**DATA RECORDS:**
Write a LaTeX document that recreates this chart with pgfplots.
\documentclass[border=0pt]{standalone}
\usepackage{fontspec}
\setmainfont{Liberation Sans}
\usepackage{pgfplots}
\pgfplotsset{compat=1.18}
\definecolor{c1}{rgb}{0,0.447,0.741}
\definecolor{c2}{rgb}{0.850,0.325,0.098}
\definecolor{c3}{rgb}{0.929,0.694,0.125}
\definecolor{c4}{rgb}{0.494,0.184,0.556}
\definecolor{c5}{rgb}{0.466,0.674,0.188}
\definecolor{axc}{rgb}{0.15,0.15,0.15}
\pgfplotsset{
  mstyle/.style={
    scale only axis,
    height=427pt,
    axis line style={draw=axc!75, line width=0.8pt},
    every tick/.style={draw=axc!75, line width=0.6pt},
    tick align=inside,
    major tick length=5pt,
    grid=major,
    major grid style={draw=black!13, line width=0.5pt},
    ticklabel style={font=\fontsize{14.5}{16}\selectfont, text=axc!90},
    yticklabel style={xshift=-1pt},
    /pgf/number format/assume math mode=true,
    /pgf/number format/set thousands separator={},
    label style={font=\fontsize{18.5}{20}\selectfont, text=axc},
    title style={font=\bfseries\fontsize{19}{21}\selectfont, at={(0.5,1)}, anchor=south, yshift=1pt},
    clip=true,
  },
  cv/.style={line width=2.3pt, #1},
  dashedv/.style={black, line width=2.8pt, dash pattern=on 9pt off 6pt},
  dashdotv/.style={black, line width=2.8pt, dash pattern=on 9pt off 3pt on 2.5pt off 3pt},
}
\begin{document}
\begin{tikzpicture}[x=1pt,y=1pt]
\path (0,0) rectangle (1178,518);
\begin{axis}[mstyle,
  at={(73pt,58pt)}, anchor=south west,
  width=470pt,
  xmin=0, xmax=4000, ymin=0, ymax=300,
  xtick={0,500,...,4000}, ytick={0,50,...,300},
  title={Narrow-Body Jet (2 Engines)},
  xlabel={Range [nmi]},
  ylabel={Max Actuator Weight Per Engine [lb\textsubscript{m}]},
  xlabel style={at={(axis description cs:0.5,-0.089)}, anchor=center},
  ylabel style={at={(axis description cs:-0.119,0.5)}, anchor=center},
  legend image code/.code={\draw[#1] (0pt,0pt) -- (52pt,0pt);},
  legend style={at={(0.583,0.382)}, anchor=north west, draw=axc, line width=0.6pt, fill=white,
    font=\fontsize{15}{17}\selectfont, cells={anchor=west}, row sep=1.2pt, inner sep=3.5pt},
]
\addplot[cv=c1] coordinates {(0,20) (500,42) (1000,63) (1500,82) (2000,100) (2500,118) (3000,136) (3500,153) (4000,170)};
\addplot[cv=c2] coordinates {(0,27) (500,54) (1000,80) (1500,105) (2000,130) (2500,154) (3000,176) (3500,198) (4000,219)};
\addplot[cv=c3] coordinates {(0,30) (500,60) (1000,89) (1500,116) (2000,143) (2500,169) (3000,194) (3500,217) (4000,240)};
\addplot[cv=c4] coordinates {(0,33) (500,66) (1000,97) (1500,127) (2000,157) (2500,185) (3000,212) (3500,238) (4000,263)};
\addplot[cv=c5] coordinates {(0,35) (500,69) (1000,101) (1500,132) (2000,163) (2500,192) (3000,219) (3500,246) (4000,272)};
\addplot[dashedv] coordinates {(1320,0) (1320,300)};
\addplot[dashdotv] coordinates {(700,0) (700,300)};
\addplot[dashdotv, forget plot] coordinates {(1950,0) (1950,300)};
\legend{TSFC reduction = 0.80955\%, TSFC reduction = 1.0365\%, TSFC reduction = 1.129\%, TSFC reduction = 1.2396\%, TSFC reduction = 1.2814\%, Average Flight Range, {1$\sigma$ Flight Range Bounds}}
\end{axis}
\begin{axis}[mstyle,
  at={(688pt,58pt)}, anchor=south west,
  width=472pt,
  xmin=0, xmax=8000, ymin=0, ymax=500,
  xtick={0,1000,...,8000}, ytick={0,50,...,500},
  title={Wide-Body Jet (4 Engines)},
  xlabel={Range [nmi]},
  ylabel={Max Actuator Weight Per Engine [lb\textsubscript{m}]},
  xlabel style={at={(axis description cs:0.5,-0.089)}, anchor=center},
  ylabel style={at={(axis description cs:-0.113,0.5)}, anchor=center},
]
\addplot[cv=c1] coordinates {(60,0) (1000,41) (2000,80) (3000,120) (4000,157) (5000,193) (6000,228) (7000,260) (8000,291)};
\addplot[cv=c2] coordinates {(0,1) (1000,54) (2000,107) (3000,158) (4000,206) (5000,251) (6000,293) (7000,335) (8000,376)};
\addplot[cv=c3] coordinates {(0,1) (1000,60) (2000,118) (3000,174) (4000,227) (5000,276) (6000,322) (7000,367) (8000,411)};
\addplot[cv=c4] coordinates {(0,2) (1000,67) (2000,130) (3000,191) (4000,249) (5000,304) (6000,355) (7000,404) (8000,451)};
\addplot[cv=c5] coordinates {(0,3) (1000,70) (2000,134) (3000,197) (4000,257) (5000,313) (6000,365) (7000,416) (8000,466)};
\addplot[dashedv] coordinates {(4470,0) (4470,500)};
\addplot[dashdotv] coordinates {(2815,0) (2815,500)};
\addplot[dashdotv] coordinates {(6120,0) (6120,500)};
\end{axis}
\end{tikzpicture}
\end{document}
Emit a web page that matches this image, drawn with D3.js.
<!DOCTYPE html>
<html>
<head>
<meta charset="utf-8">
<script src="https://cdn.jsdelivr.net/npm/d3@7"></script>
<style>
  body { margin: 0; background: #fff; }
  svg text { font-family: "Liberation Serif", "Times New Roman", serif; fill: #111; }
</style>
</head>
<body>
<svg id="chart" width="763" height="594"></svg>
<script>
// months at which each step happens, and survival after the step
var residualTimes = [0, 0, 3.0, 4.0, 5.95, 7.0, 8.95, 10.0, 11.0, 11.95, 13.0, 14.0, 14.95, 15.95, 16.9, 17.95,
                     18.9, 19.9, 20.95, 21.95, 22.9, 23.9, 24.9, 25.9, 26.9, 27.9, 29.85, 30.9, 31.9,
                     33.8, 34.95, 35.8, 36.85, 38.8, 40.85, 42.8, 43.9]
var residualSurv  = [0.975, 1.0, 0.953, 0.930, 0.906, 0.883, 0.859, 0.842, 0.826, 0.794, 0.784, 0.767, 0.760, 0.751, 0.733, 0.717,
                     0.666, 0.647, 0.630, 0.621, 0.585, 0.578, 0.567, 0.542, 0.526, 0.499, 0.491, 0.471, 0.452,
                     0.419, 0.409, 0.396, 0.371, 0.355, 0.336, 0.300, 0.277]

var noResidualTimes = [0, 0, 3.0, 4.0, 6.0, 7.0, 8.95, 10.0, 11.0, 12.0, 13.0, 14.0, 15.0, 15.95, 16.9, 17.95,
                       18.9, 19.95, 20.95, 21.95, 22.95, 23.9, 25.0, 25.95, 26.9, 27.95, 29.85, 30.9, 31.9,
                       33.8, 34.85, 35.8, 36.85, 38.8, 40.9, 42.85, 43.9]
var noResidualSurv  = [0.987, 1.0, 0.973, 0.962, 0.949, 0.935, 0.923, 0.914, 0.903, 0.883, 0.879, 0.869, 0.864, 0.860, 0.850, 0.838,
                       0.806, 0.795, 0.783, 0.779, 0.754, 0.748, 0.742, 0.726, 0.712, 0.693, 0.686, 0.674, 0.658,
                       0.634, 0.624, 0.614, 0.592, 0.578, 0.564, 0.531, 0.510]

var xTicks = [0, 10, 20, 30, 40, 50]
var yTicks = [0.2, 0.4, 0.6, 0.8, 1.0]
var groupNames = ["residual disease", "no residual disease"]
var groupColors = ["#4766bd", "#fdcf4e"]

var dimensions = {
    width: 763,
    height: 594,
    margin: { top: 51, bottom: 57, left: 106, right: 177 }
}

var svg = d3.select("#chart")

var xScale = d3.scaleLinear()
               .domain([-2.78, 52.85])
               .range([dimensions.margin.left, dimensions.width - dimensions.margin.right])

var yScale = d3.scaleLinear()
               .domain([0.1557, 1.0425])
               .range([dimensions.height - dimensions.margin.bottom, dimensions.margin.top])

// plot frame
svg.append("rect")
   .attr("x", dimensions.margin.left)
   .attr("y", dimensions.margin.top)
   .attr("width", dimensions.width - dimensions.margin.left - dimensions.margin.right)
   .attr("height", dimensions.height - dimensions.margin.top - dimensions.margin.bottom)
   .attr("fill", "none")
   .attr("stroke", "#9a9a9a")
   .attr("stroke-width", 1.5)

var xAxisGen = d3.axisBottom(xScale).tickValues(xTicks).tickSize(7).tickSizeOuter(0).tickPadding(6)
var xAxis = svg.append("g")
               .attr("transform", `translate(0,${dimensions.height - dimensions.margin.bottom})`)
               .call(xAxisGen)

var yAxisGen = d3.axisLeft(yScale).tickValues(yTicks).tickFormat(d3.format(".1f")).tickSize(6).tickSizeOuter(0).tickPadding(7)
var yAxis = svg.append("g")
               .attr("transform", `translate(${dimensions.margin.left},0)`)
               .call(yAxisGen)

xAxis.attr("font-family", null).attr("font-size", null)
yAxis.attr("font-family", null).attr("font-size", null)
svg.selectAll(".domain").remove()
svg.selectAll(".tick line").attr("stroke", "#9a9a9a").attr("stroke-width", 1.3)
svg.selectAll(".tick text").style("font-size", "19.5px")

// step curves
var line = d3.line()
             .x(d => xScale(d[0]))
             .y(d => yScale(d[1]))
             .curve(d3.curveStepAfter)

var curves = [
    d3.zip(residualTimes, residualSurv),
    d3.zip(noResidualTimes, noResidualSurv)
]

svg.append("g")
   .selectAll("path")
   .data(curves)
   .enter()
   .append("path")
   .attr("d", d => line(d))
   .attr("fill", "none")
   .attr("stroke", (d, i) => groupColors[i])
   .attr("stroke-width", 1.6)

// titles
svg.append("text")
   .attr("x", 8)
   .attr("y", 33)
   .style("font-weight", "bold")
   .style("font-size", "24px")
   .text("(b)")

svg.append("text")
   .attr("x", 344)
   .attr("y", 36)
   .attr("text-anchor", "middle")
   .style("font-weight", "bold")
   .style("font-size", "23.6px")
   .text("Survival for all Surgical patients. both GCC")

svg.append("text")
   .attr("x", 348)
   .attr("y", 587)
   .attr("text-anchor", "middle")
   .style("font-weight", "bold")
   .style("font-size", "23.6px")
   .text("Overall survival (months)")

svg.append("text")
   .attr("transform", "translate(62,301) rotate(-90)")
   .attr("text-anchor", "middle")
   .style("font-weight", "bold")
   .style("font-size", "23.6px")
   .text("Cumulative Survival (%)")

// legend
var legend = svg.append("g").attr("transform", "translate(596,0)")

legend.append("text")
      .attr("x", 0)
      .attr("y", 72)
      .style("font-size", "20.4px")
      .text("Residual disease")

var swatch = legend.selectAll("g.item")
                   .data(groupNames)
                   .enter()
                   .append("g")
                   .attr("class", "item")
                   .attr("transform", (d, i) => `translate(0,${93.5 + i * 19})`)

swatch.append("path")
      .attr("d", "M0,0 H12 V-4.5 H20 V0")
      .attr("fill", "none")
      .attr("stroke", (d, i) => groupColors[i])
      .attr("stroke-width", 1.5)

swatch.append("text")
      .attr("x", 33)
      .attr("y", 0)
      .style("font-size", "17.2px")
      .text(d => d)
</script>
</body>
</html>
---
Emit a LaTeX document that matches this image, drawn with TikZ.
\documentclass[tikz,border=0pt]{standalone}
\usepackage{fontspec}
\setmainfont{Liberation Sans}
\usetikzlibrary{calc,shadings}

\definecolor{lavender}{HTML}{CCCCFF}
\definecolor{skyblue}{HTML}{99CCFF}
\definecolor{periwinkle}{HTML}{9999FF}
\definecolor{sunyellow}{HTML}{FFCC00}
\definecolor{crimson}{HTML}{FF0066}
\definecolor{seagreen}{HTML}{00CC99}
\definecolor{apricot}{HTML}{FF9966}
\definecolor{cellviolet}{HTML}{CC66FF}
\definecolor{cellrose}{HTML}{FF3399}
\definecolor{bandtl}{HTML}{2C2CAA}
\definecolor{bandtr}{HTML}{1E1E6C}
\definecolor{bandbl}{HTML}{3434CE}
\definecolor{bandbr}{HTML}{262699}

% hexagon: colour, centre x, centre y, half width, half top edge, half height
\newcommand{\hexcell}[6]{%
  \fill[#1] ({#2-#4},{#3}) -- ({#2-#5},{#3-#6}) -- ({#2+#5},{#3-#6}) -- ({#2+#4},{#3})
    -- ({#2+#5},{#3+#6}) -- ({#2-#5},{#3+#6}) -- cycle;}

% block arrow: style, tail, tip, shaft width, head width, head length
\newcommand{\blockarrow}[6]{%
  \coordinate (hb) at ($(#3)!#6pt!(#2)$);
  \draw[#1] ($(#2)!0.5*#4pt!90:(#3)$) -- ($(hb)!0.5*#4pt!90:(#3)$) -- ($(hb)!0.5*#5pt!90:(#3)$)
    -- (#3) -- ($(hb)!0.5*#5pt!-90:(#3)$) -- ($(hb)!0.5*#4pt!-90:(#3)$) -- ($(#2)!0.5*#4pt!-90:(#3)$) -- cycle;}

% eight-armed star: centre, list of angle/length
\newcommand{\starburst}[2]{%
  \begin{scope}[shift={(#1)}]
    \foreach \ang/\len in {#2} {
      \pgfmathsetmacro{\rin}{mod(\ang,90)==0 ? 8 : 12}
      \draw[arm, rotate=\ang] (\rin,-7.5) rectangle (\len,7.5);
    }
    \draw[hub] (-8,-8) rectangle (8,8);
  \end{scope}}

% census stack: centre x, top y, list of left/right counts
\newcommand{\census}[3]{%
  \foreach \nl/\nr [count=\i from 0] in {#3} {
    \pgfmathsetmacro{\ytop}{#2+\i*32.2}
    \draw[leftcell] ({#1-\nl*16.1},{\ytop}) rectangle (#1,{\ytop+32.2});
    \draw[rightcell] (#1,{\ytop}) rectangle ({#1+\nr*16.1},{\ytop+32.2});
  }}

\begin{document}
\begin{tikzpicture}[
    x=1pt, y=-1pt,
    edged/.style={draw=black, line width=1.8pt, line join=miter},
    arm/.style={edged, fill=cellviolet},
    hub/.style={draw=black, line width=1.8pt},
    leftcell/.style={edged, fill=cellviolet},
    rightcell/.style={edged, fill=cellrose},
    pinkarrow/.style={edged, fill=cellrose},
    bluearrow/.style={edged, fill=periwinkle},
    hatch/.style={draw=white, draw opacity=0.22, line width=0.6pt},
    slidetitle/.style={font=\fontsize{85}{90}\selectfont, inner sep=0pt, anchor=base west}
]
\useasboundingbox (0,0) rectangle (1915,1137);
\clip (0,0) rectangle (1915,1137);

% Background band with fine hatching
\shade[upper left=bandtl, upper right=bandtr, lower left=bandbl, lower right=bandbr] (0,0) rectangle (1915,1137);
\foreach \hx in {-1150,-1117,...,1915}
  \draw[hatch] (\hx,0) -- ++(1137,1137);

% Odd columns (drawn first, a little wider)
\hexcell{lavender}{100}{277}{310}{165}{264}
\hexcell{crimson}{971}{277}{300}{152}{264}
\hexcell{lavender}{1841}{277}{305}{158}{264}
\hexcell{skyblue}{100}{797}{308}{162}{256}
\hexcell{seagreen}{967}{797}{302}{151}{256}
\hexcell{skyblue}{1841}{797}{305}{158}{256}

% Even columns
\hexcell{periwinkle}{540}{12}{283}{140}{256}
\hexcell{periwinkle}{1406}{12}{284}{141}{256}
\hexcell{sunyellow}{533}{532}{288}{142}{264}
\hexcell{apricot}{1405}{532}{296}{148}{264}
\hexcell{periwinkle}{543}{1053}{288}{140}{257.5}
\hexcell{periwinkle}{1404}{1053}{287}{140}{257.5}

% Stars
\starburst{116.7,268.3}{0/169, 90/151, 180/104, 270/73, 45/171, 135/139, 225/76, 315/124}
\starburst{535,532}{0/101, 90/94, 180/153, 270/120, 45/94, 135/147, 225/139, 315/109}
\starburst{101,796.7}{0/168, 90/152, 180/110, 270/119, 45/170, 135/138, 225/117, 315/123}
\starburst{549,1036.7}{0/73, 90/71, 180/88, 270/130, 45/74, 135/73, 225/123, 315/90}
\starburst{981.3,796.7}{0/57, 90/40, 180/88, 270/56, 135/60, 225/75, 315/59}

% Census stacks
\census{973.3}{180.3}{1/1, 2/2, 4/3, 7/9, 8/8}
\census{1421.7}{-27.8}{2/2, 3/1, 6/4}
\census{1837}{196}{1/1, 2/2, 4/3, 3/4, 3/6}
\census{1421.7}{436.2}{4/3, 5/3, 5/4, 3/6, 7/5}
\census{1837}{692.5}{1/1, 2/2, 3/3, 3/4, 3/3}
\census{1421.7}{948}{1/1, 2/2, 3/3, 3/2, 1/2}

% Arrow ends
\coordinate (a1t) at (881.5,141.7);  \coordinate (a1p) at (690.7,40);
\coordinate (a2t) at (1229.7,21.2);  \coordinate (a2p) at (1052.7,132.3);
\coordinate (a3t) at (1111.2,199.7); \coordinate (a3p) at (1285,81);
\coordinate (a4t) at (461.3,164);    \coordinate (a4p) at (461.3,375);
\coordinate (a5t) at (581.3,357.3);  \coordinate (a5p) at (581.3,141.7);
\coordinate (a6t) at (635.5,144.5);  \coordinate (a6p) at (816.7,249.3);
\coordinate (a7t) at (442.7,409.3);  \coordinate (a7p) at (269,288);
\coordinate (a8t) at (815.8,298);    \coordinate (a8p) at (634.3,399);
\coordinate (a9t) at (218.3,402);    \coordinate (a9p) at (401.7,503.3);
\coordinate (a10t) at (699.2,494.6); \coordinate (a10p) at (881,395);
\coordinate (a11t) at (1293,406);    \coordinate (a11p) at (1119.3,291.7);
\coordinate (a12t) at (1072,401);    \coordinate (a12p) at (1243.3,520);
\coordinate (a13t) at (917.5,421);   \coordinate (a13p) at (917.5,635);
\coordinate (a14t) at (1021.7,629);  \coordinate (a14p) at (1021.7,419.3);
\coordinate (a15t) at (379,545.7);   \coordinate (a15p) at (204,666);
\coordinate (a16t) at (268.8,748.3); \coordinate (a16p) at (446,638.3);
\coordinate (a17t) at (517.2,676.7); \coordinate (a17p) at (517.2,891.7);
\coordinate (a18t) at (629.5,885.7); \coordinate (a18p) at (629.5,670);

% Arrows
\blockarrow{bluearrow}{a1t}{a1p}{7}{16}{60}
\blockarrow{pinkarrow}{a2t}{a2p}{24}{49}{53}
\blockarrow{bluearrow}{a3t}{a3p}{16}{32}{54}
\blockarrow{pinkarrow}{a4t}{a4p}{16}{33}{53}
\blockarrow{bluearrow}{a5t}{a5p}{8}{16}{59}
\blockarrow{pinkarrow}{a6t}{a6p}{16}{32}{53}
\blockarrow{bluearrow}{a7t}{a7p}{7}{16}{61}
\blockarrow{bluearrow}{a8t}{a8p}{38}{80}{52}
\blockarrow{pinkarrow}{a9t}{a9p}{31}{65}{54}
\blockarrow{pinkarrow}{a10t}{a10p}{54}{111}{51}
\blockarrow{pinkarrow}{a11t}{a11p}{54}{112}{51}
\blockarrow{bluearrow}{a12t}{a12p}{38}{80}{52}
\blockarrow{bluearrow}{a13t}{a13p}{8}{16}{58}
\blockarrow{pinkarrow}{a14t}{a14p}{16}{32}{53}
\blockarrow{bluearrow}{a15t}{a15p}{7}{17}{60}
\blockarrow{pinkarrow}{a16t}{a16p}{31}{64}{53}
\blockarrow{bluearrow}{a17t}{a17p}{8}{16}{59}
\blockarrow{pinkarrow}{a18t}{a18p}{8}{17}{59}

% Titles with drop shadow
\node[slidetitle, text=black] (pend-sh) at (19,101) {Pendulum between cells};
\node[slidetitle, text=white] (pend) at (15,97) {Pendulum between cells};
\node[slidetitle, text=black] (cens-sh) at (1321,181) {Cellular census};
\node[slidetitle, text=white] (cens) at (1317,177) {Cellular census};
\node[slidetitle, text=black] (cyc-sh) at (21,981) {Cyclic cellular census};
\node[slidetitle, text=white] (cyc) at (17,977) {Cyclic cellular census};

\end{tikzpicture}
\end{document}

**WHAT TO WORK ON:**
Scan the lines for the string "LaTeX". Pick out every line that has it.

**ANSWER TO THE PROBLEM:**
Write a LaTeX document that recreates this chart with pgfplots.
Emit a LaTeX document that matches this image, drawn with TikZ.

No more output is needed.